The oldest Cereals are wheat, barley, rice, corn and spelt. Oats and rye are relatively recent additions: they were originally viewed as weeds growing amid crops of wheat and barley in the Middle East. But as cultivation moved north, farmers found that oats and rye actually did better in the colder northern climates.
Modern wheat, rye and corn grow “naked” grains that don’t have to be husked before milling; barley, oats and rice do.
The germ and the bran of grains contain most of the fibre, oil and B vitamins. Wheat is unique in that it has a protein in great quantities called “gluten”, which is why it has always been used for bread.
Cereals are high in protein, but their protein is incomplete owing to insufficient amounts of lysine which, by lucky happenstance, legumes are high in. That is why mixing grains with beans gives a complete protein meal, even without meat, eggs or dairy.
Literature & Lore
Ceres was the Roman goddess of agriculture.
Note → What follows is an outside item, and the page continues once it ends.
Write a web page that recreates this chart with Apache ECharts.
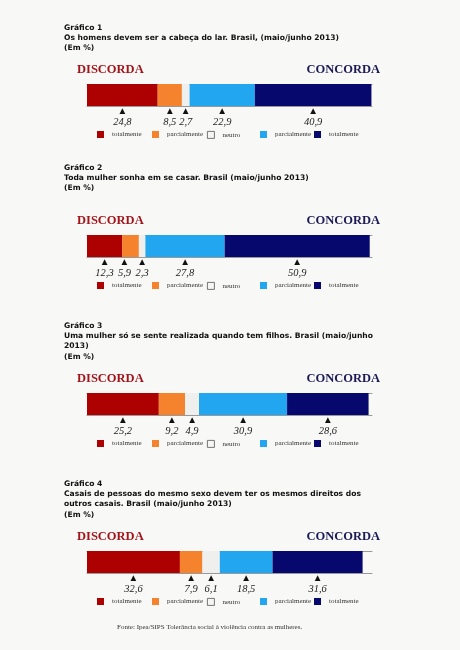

Her daughter Proserpine was abducted by Pluto and taken to the underworld. Ceres was grief-stricken and the world was plunged into winter. Eventually Jupiter interceded and struck a deal with Pluto, in which Proserpine could return to the world for 6 months of the year, which became summer, and then return to be with Pluto for 6 months, during which time Ceres mourns and we have winter (in Canada, he appears to mourn for 9 months of the year). Festivals in honour of Ceres were called the “Cerialia”. Her temple in Rome was at the foot of the Aventine Hill, at what is today the site of the church called “Santa Maria in Cosmedin”.
The Greeks had the same myth; they called Ceres “Demeter” and Proserpine “Persephone”.
“Remember the days when you let your child have some chocolate if he finished his Cereal? Now, chocolate is one of the Cereals.” — Robert Orben (American writer, 1927 – )
The English word Cereal comes from name of the Roman goddess of agriculture, Ceres.